Tuesday, November 10, 2009

Bulletin #95 – October/November birds

David McDonald Photography
Friendswood Texas
November 10, 2009

Bulletin #95 – October/November birds

Hello friends,

LaFitte's Cove (#68 on UTC Birding Trail) on west Galveston Island has at least 3 species of woodpeckers present. Besides the Ladder-backed Woodpecker in Bulletin #91 which is still present, there is a male Downy Woodpecker (Picoides pubescens). This bird has a white back and a red occipital patch.

After I got home and looked at the photos, this one was amazing to me. He is working on this slender stick and has his head turned completely upside down! It gives me a crick in my neck just looking at him.

The other species of woodpecker was the Yellow-bellied Sapsucker (YBSA) (Sphyrapicus varius). There were at least 2 males, a juvenile and an adult. They seemed to be together, so maybe a family group. The juveniles must molt early in the autumn, as I have never seen a juvenile here without any red on his head. However, Sibley states that the juvenile plumage lasts from August to March. The juveniles have no red at all as seen in the bird in Maine in the first week of October from Bulletin #93.

By mid October, this juvenile bird had a few red feathers on his head and under the throat. All YBSAs have a red top of head. The male also has a red throat. He is eating holly berries on a native Youpon Holly tree.

Here is a full adult plumaged male YBSA. Notice the solid red on crown and throat.

And here they are together on the same tree. This is why I thought they might be a family group. I saw them together several times.

In my travels I found an oak tree that had been worked over by a sapsucker. They make a horizontal line of small holes in the bark to let the sap drip out. My interest was drawn to the tree by butterflies on the trunk.

Here is a Red Admiral (Vanessa atalanta) drinking the sap.

And another location on the same tree had another Red Admiral along with several species of flies and bugs enjoying the free meal. Notice the 6 horizontal holes with sap dripping out.

A Burrowing Owl (Athene cunicularia) has appeared on Bolivar again this winter. It is the first in 2 years. I photographed one in Ft Travis Park in winter of 2007 and it is my all-times favorite photo.

Here is a photo of the current owl on Bolivar. Unfortunately, it is a field that has no entry, so it will be tough to get a close up like the one in 2007

American Avocets (Recurvirostra americana) winter in huge numbers along the Texas coast, with flocks in the thousands on Bolivar flats just before spring migration. These long legged wading shorebirds are gray with a white wing bar in winter. I have found my first birds for the winter in the past 2 weeks. Interestingly, the thin black bills are different in the sexes with the males being straighter and the females more upcurved. I saw them feeding in a shallow pond and they upend like a dabbling duck.

Here is a male with just a slight upcurve to the tip of the bill along with a second bird upended.

Here is a female American Avocet who has a much more upcurved bill.

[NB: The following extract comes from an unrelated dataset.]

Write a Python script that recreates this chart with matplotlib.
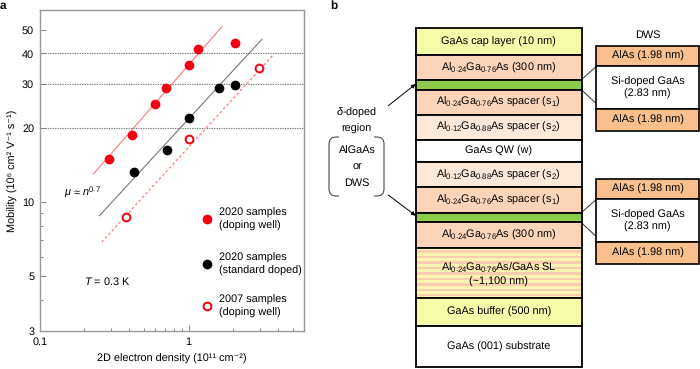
import matplotlib
matplotlib.use('Agg')
import matplotlib.pyplot as plt
from matplotlib.patches import Rectangle, PathPatch
from matplotlib.path import Path
from matplotlib.ticker import FixedLocator, NullFormatter

plt.rcParams['font.family'] = ['Liberation Sans', 'DejaVu Sans']
plt.rcParams['mathtext.fontset'] = 'custom'
plt.rcParams['mathtext.rm'] = 'Liberation Sans'
plt.rcParams['mathtext.it'] = 'Liberation Sans:italic'
plt.rcParams['mathtext.default'] = 'regular'
plt.rcParams['text.hinting'] = 'no_hinting'

FS = 7.8

# panel a data
red_x = [0.29, 0.416, 0.597, 0.708, 1.0, 1.156, 2.06]
red_y = [15.0, 18.6, 25.0, 29.1, 36.0, 41.6, 44.3]
black_x = [0.427, 0.719, 1.01, 1.61, 2.05]
black_y = [13.2, 16.3, 22.0, 29.1, 29.8]
open_x = [0.379, 1.01, 2.99]
open_y = [8.69, 18.0, 35.0]

red_fit_x = [0.23, 1.68]
red_fit_y = [13.0, 51.4]
black_fit_x = [0.252, 3.11]
black_fit_y = [8.8, 45.6]
open_fit_x = [0.261, 3.67]
open_fit_y = [6.88, 39.2]

y_major = [3, 5, 10, 20, 30, 40, 50]
y_minor = [4, 6, 7, 8, 9]
grid_y = [20, 30, 40]

# panel b data (pixel rows of the layer borders)
layer_edges = [27.7, 55.3, 80.3, 89.7, 115, 139.7, 162.3, 187, 213, 222.3, 248, 298, 326, 367]
layer_colors = ['#f6fbaa', '#fcd5b8', '#8ccb4b', '#fcd5b8', '#fde9da', '#ffffff', '#fde9da',
                '#fcd5b8', '#8ccb4b', '#fcd5b8', '#f9f4b0', '#f6fbaa', '#ffffff']
layer_labels = ['GaAs cap layer (10 nm)',
                'Al$_{0.24}$Ga$_{0.76}$As (300 nm)',
                '',
                'Al$_{0.24}$Ga$_{0.76}$As spacer (s$_1$)',
                'Al$_{0.12}$Ga$_{0.88}$As spacer (s$_2$)',
                'GaAs QW (w)',
                'Al$_{0.12}$Ga$_{0.88}$As spacer (s$_2$)',
                'Al$_{0.24}$Ga$_{0.76}$As spacer (s$_1$)',
                '',
                'Al$_{0.24}$Ga$_{0.76}$As (300 nm)',
                'Al$_{0.24}$Ga$_{0.76}$As/GaAs SL\n(~1,100 nm)',
                'GaAs buffer (500 nm)',
                'GaAs (001) substrate']
sl_stripes = [250, 255.5, 261, 266.5, 272, 277.5, 283, 288.5, 293.5]
dws_tops = [45.7, 178.7]
dws_edges = [0, 20.3, 63.6, 85]
dws_colors = ['#f9c08e', '#ffffff', '#f9c08e']
dws_labels = ['AlAs (1.98 nm)', 'Si-doped GaAs\n(2.83 nm)', 'AlAs (1.98 nm)']

fig = plt.figure(figsize=(7, 3.69), dpi=100)
W, H = 700.0, 369.0

# a
ax = fig.add_axes([39.7 / W, 1 - 331 / H, (304.3 - 39.7) / W, (331 - 10) / H])
ax.set_xscale('log')
ax.set_yscale('log')
ax.set_xlim(0.1, 6.0)
ax.set_ylim(3, 60)
for g in grid_y:
    ax.axhline(g, color='#777777', lw=0.8, ls=(0, (1.2, 1.0)), zorder=1)
ax.plot(red_fit_x, red_fit_y, color='#f77', lw=0.8, zorder=2)
ax.plot(black_fit_x, black_fit_y, color='#777777', lw=0.8, zorder=2)
ax.plot(open_fit_x, open_fit_y, color='#f77', lw=0.9, ls=(0, (2, 2)), zorder=2)
ax.plot(red_x, red_y, 'o', color='#f5000f', ms=7, mew=0, zorder=3)
ax.plot(black_x, black_y, 'o', color='black', ms=7, mew=0, zorder=3)
ax.plot(open_x, open_y, 'o', mfc='white', mec='#f5000f', ms=5.6, mew=1.4, zorder=3)

ax.plot([1.335], [8.5], 'o', color='#f5000f', ms=7, mew=0)
ax.plot([1.335], [5.59], 'o', color='black', ms=7, mew=0)
ax.plot([1.335], [3.78], 'o', mfc='white', mec='#f5000f', ms=5.6, mew=1.4)
ax.text(1.61, 8.5, '2020 samples\n(doping well)', fontsize=FS, va='center', linespacing=1.27)
ax.text(1.61, 5.59, '2020 samples\n(standard doped)', fontsize=FS, va='center', linespacing=1.27)
ax.text(1.61, 3.78, '2007 samples\n(doping well)', fontsize=FS, va='center', linespacing=1.27)
ax.text(0.2, 4.78, '$\\mathit{T}$ = 0.3 K', fontsize=FS, va='center')
ax.text(0.145, 10.97, '$\\mathit{\\mu}$ ≈ $\\mathit{n}^{0.7}$', fontsize=FS, va='center')

ax.xaxis.set_major_locator(FixedLocator([0.1, 1]))
ax.set_xticklabels(['0.1', '1'])
ax.xaxis.set_minor_locator(FixedLocator([0.2, 0.3, 0.4, 0.5, 0.6, 0.7, 0.8, 0.9, 2, 3, 4, 5]))
ax.xaxis.set_minor_formatter(NullFormatter())
ax.yaxis.set_major_locator(FixedLocator(y_major))
ax.set_yticklabels([str(v) for v in y_major])
ax.yaxis.set_minor_locator(FixedLocator(y_minor))
ax.yaxis.set_minor_formatter(NullFormatter())
ax.tick_params(axis='both', which='major', direction='in', length=4, width=0.6, color='#777777',
               labelsize=FS, pad=4)
ax.tick_params(axis='both', which='minor', direction='in', length=2, width=0.6, color='#777777')
for s in ax.spines.values():
    s.set_color('#999999')
    s.set_linewidth(1.0)
ax.set_xlabel('2D electron density (10¹¹ cm⁻²)', fontsize=FS, labelpad=5)
ax.set_ylabel('Mobility (10⁶ cm² V⁻¹ s⁻¹)', fontsize=FS, labelpad=3)

# b, pixel coordinates
bx = fig.add_axes([0, 0, 1, 1], facecolor='none')
bx.set_xlim(0, W)
bx.set_ylim(H, 0)
bx.axis('off')

bx.text(0, 6, 'a', fontsize=8.5, fontweight='bold', va='center')
bx.text(330, 6, 'b', fontsize=8.5, fontweight='bold', va='center')

LEFT, RIGHT = 415.7, 581.7
for i, col in enumerate(layer_colors):
    y0, y1 = layer_edges[i], layer_edges[i + 1]
    bx.add_patch(Rectangle((LEFT, y0), RIGHT - LEFT, y1 - y0, fc=col, ec='black', lw=1.3, zorder=2))
    if col == '#f9f4b0':
        for st in sl_stripes:
            bx.add_patch(Rectangle((LEFT + 1, st), RIGHT - LEFT - 2, 2.6, fc='#fbcdb0', ec='none', zorder=2.5))
    if layer_labels[i]:
        bx.text((LEFT + RIGHT) / 2, (y0 + y1) / 2 + (0.8 if '\n' in layer_labels[i] else 0), layer_labels[i],
                fontsize=FS, ha='center', va='center', linespacing=1.35, zorder=3)

for top in dws_tops:
    for i, col in enumerate(dws_colors):
        y0, y1 = top + dws_edges[i], top + dws_edges[i + 1]
        bx.add_patch(Rectangle((596, y0), 103, y1 - y0, fc=col, ec='black', lw=1.2, zorder=2, clip_on=False))
        bx.text(647.5, (y0 + y1) / 2, dws_labels[i], fontsize=FS, ha='center', va='center', linespacing=1.27,
                zorder=3)
    bx.plot([581.7, 596], [top + 33.6, top + 21], color='#333333', lw=0.7, zorder=1)
    bx.plot([581.7, 596], [top + 44.3, top + 57.6], color='#333333', lw=0.7, zorder=1)
bx.text(647.5, 35, 'DWS', fontsize=FS, ha='center', va='center')

bx.annotate('', xy=(415.7, 84), xytext=(388.3, 105.7),
            arrowprops=dict(arrowstyle='-|>', color='black', lw=0.7, mutation_scale=6, shrinkA=0, shrinkB=0))
bx.annotate('', xy=(415.7, 215.7), xytext=(388.3, 195),
            arrowprops=dict(arrowstyle='-|>', color='black', lw=0.7, mutation_scale=6, shrinkA=0, shrinkB=0))
bx.text(357, 113, '$\\mathit{\\delta}$-doped', fontsize=FS, ha='center', va='center')
bx.text(356, 129.3, 'region', fontsize=FS, ha='center', va='center')
bx.text(357, 150.7, 'AlGaAs', fontsize=FS, ha='center', va='center')
bx.text(357, 167, 'or', fontsize=FS, ha='center', va='center')
bx.text(357, 183, 'DWS', fontsize=FS, ha='center', va='center')

# rounded brackets round the AlGaAs / DWS choice
codes = [Path.MOVETO, Path.LINETO, Path.CURVE3, Path.CURVE3, Path.LINETO, Path.CURVE3, Path.CURVE3, Path.LINETO]
for xs, xe, sign in [(329, 339, 1), (384, 374, -1)]:
    verts = [(xe, 137), (xs + sign * 7, 137), (xs, 137), (xs, 144), (xs, 189), (xs, 196), (xs + sign * 7, 196),
             (xe, 196)]
    bx.add_patch(PathPatch(Path(verts, codes), fc='none', ec='#333333', lw=0.7))

fig.savefig('out.png', dpi=100)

The winter hawks are arriving. I managed to photograph 2 of the 3 species of falcon we have here.

Here is a male American Kestrel (Falco sparverius). The 2 vertical black lines on the head along with rufous back ID the bird. This male has gray wings. A female would have rufous wings.

Here is a 1st year Peregrine Falcon (Falco peregrinus). It has a brown back and pale top of head, but the distinctive black mustache is visible. This is only the second Peregrine that I have photographed. He was 50 yards away in a field. For those people who want all the details, it is the tundra race of this bird, as it has the large white patch on the side of the head.